The properties have always been open to the public, not just to the hunters and anglers that purchased them and pay for their maintenance. Many people visit them and use them as they would any other public land.
As Colorado’s population has increased in recent years, CPW has noticed a significant trend of people engaging in activities for which these properties were not intended. These issues range from illegal camping to engaging in recreational activities that disturb and displace wildlife.
According to CPW Director Dan Prenzlow, “This new rule change will help our agency begin to address some of the unintended uses we’re seeing at many of our State Wildlife Areas and State Trust Lands. We have seen so much more non-wildlife related use of these properties that we need to bring it back to the intended use, conservation and protection of wildlife and their habitat.”
CPW is a user-funded agency and, unlike most government agencies, receives very little money from the general fund. The new rule requires all users to contribute to the source of funding that makes the acquisition and maintenance of these properties possible.
“Colorado Parks and Wildlife manages over 350 State Wildlife Areas and holds leases on nearly 240 State Trust Lands in Colorado, which are funded through the purchase of hunting and fishing licenses,” said Southeast Regional Manager Brett Ackerman. “The purpose of these properties is to conserve and improve wildlife habitat, and provide access to wildlife-related recreation like hunting and fishing that are a deep part of Colorado’s conservation legacy.”
There are two reasons for the new policy.
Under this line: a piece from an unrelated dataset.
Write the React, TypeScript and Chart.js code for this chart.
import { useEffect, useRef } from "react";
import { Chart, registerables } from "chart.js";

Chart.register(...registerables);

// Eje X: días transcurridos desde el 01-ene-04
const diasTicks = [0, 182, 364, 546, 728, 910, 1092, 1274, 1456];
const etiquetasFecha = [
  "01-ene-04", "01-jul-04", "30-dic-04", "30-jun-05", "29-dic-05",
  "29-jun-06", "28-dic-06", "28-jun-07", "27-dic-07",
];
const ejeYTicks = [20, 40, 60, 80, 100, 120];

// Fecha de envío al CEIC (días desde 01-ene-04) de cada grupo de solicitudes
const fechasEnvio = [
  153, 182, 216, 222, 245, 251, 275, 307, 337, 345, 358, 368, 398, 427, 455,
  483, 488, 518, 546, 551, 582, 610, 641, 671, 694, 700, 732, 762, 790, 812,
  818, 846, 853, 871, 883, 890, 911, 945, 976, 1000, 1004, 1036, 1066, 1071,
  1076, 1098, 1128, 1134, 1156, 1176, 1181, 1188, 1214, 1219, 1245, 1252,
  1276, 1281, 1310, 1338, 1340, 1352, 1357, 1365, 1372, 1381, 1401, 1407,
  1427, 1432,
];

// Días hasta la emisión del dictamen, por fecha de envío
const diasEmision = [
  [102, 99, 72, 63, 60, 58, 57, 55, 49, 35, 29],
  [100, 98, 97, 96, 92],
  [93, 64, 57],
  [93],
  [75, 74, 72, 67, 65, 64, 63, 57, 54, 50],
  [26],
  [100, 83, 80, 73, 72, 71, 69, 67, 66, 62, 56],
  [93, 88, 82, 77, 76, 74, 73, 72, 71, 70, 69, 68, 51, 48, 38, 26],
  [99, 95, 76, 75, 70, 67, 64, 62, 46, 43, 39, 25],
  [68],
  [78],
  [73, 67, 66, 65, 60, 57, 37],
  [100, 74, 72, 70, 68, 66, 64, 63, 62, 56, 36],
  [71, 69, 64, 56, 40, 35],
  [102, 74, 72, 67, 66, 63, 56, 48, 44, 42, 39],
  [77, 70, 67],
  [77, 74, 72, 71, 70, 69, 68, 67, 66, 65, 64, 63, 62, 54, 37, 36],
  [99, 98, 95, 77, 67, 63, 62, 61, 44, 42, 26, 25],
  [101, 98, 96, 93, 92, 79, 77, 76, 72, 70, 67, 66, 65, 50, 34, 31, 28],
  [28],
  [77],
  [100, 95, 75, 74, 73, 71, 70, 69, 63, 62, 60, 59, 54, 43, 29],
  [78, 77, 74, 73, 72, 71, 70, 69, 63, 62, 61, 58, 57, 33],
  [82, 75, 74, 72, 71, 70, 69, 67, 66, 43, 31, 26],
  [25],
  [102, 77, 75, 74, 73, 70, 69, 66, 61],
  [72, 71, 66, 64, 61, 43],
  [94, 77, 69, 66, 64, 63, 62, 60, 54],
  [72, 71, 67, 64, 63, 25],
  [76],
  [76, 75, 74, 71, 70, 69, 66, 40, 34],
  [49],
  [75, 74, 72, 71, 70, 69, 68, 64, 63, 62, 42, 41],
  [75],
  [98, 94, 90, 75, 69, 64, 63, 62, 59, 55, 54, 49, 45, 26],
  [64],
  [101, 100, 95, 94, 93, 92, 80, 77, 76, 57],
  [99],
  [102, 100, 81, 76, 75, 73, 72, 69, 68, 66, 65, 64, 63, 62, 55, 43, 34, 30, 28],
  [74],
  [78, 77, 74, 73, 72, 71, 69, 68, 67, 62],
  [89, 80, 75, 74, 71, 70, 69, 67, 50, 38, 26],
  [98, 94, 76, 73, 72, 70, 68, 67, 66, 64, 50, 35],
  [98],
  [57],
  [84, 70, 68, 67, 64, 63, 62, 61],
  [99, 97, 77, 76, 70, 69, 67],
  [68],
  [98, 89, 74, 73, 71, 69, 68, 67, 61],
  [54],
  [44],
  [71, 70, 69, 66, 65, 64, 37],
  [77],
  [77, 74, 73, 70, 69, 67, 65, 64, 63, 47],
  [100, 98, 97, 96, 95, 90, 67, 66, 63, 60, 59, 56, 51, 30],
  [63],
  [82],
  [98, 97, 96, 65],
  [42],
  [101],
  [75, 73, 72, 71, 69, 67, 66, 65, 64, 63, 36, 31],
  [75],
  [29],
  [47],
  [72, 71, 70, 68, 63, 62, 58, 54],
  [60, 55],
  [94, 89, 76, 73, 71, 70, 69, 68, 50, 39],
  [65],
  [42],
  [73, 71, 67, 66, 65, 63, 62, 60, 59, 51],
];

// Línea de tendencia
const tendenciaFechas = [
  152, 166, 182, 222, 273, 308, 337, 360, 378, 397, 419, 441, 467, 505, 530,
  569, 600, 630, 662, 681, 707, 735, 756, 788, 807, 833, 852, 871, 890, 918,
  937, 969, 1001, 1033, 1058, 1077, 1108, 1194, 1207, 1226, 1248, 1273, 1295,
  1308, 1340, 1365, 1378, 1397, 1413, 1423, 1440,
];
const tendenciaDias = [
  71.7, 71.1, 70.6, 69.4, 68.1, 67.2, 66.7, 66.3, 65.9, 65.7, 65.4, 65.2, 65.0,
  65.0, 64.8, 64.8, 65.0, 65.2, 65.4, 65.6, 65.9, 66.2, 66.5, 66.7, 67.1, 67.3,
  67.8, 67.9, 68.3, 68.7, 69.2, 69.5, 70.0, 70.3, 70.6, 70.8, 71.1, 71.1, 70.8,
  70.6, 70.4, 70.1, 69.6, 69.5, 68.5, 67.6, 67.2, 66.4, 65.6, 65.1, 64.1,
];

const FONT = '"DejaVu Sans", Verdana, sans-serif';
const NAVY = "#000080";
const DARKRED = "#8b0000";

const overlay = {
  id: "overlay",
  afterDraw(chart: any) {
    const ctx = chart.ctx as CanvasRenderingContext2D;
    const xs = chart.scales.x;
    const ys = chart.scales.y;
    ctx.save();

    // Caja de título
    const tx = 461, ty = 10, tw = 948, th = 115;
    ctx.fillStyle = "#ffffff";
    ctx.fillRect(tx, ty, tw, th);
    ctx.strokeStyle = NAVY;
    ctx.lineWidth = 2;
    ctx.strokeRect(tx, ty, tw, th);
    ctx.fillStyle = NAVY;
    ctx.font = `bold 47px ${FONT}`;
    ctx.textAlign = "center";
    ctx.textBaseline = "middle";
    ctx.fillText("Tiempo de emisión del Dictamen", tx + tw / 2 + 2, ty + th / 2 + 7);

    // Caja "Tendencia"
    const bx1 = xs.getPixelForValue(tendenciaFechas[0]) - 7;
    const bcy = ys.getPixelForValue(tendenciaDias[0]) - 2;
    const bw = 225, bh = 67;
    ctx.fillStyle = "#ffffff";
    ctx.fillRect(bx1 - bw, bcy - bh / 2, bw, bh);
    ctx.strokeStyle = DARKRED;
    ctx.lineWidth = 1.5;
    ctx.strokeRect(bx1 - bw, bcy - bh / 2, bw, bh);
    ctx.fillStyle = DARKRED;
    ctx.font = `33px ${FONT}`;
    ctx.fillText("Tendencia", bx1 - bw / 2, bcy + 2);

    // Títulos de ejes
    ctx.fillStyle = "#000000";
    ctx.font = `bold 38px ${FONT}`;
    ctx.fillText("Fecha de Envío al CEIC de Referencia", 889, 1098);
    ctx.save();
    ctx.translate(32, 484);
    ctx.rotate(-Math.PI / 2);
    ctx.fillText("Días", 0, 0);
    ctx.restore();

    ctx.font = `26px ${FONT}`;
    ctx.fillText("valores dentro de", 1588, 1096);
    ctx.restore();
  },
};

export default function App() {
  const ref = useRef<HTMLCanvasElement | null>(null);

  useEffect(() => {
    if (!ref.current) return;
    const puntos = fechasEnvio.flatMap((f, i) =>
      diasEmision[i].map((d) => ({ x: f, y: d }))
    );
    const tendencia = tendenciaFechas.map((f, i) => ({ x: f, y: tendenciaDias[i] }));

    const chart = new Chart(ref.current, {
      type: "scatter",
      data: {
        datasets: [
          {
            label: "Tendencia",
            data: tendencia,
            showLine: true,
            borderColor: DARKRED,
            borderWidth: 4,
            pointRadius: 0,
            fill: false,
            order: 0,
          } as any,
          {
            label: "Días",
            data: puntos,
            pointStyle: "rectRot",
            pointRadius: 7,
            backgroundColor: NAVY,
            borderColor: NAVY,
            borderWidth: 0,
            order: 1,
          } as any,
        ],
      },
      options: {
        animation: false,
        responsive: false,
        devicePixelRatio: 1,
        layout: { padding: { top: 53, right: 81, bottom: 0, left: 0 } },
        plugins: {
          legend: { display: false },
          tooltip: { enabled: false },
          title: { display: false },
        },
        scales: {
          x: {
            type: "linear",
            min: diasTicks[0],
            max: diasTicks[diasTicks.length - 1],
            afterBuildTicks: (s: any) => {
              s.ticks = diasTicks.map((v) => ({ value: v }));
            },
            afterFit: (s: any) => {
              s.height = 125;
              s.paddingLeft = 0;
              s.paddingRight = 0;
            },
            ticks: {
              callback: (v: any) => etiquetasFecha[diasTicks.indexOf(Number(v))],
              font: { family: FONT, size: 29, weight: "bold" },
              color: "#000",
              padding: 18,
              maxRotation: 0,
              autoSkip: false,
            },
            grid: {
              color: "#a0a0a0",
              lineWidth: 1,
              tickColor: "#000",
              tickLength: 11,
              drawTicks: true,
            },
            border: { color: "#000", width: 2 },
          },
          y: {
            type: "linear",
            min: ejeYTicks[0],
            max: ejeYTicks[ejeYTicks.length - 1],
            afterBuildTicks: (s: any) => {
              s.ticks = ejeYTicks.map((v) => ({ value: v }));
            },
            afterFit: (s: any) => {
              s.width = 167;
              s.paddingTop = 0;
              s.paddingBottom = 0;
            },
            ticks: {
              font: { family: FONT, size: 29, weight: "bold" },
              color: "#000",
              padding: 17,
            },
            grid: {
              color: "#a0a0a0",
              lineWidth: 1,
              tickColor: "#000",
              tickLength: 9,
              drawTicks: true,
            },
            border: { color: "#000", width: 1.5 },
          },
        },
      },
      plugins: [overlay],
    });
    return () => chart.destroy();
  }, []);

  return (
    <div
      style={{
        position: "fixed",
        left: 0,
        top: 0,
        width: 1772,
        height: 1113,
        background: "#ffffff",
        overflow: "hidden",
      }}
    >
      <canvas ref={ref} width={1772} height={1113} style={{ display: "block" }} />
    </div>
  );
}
The management of state wildlife areas is funded through the purchase of hunting and fishing licenses for the purpose of conserving habitats and wildlife-related recreation. State law requires CPW to separate its funding sources for both wildlife areas and state parks, which are funded by park passes. The other reason has to do with growing visitation numbers.
“We are seeing unprecedented use of our public spaces and our state wildlife areas that is affecting our wildlife in these areas,” said CPW spokesman Travis Duncan. “I don’t want to say I’m discouraging hiking, but I am encouraging folks to look up what the intended use of that property is.”
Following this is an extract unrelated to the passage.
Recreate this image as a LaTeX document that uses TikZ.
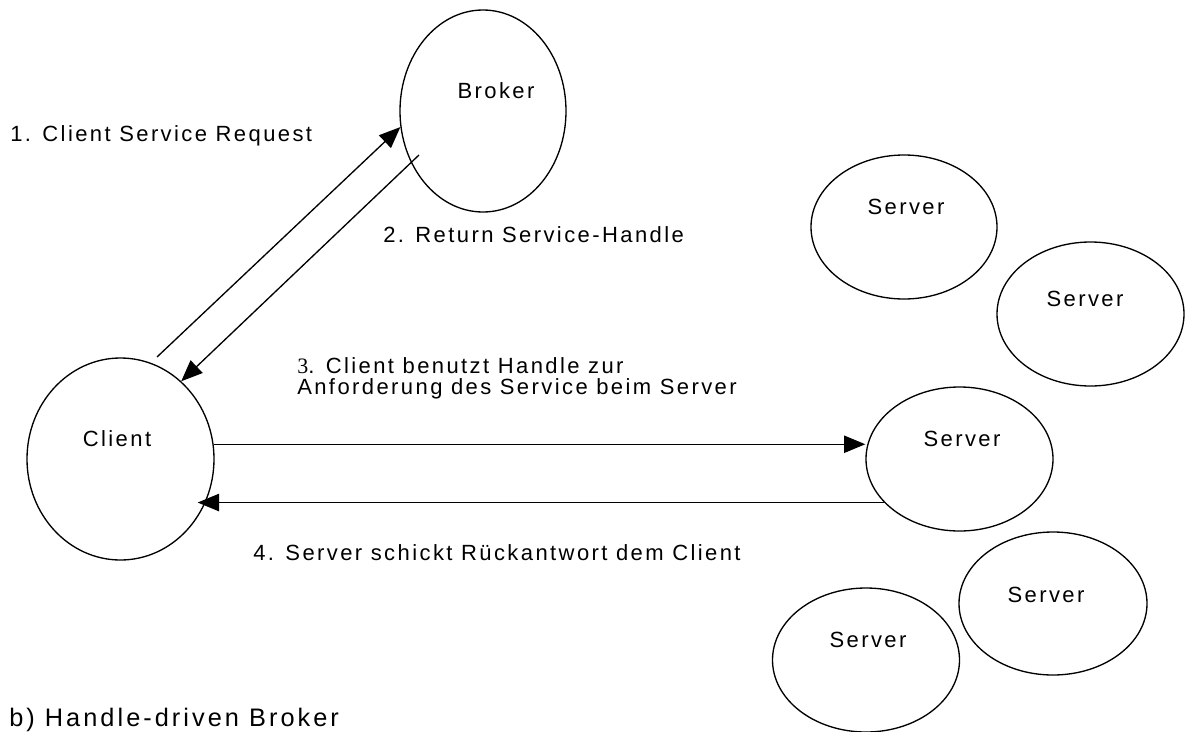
\documentclass[tikz,border=0pt]{standalone}
\usepackage{fontspec}
\setmainfont{Liberation Sans}[LetterSpace=11]
\newfontfamily\serifdigit{Liberation Serif}[LetterSpace=11]
\newfontfamily\capfont{Liberation Sans}[LetterSpace=12]
\usetikzlibrary{shapes.geometric,arrows.meta,calc}
\tikzset{
  oval/.style={ellipse, draw, line width=1pt, inner sep=0pt},
  txt/.style={inner sep=0pt, anchor=base west, font=\fontsize{16.5}{17}\selectfont},
  ctxt/.style={inner sep=0pt, anchor=base, font=\fontsize{16.5}{17}\selectfont},
  arr/.style={line width=1pt, -{Triangle[length=16pt,width=13pt]}},
}
\begin{document}
\begin{tikzpicture}[x=0.75pt,y=-0.75pt]
\fill[white] (0,0) rectangle (1186,732);
\useasboundingbox (0,0) rectangle (1186,732);
% ovals
\node[oval, minimum width=166*0.75pt, minimum height=202*0.75pt] (broker) at (483,111) {};
\node[oval, minimum width=187*0.75pt, minimum height=202*0.75pt] (client) at (120.5,459) {};
\node[oval, minimum width=186*0.75pt, minimum height=144*0.75pt] (s1) at (904,227) {};
\node[oval, minimum width=187*0.75pt, minimum height=144*0.75pt] (s2) at (1090.5,314) {};
\node[oval, minimum width=187*0.75pt, minimum height=144*0.75pt] (s3) at (959.5,459) {};
\node[oval, minimum width=188*0.75pt, minimum height=143*0.75pt] (s4) at (1053,603.5) {};
\node[oval, minimum width=187*0.75pt, minimum height=144*0.75pt] (s5) at (866,660) {};
% oval labels
\node[ctxt] (brokert) at (496,98) {Broker};
\node[ctxt] (clientt) at (117,446) {Client};
\node[ctxt] (s1t) at (906,214) {Server};
\node[ctxt] (s2t) at (1085,306) {Server};
\node[ctxt] (s3t) at (962,446) {Server};
\node[ctxt] (s4t) at (1046,602) {Server};
\node[ctxt] (s5t) at (868,647) {Server};
% connector end points
\coordinate (a1s) at ($(client.center)+(36.5,-102)$);
\coordinate (a2s) at ($(broker.center)+(-64,44)$);
\coordinate (a4e) at ($(s3.210 -| client.east)+(-17,0)$);
% connectors
\draw[arr] (a1s) -- (broker.191);
\draw[arr] (a2s) -- (client.52);
\draw[arr] (client.9) -- (client.9 -| s3.west);
\draw[arr] (s3.210) -- (a4e);
% connector labels
\node[txt] (l1) at (10,141) {1. Client Service Request};
\node[txt] (l2) at (383,242) {2. Return Service-Handle};
\node[txt] (l3a) at (297,373) {{\serifdigit 3}. Client benutzt Handle zur};
\node[txt] (l3b) at (297,394) {Anforderung des Service beim Server};
\node[txt] (l4) at (253,560) {4. Server schickt Rückantwort dem Client};
\node[inner sep=0pt, anchor=base west, font=\capfont\fontsize{19}{20}\selectfont] (cap) at (9,726) {b) Handle-driven Broker};
\end{tikzpicture}
\end{document}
“Our first priority with our officers and other staff will be seeking to educate first, especially over the course of the next year, however, if officers are continually contacting the same individuals who are not following the rules, they may choose to issue a citation. We’re also looking into updating signage, especially in areas where the rules may be confusing.” said Duncan.
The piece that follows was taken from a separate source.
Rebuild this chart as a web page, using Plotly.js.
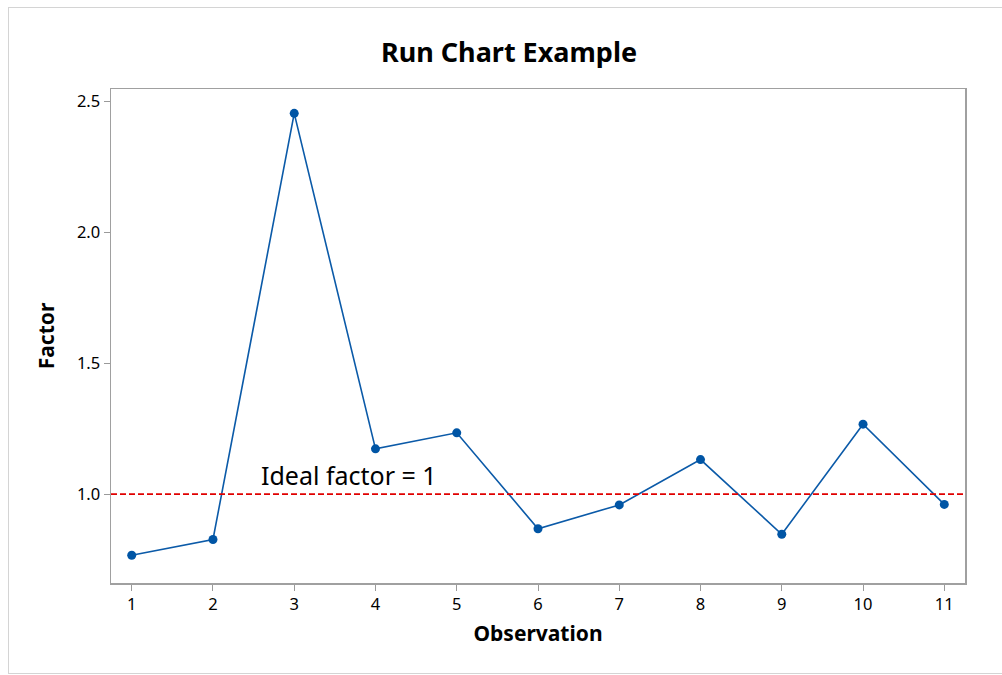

The closest State Wildlife area to Woodland Park that will be affected by this rule change is Dome Rock State Wildlife Area. Dome Rock is adjacent to Mueller State Park, but is managed by CPW. Public access is restricted to foot or horse traffic only.
Canines aren’t permitted.
Still, the Dome Rock area, when it is open, is regarded as a great gem for hikers, cyclists and equestrian buffs, offering some amazing rock formations and occasional views of the big horn sheep. But in recent years, managing this area has become a challenge.
Users there now must pay the fees for a hunting and fishing license, even though they may not partake in these activities.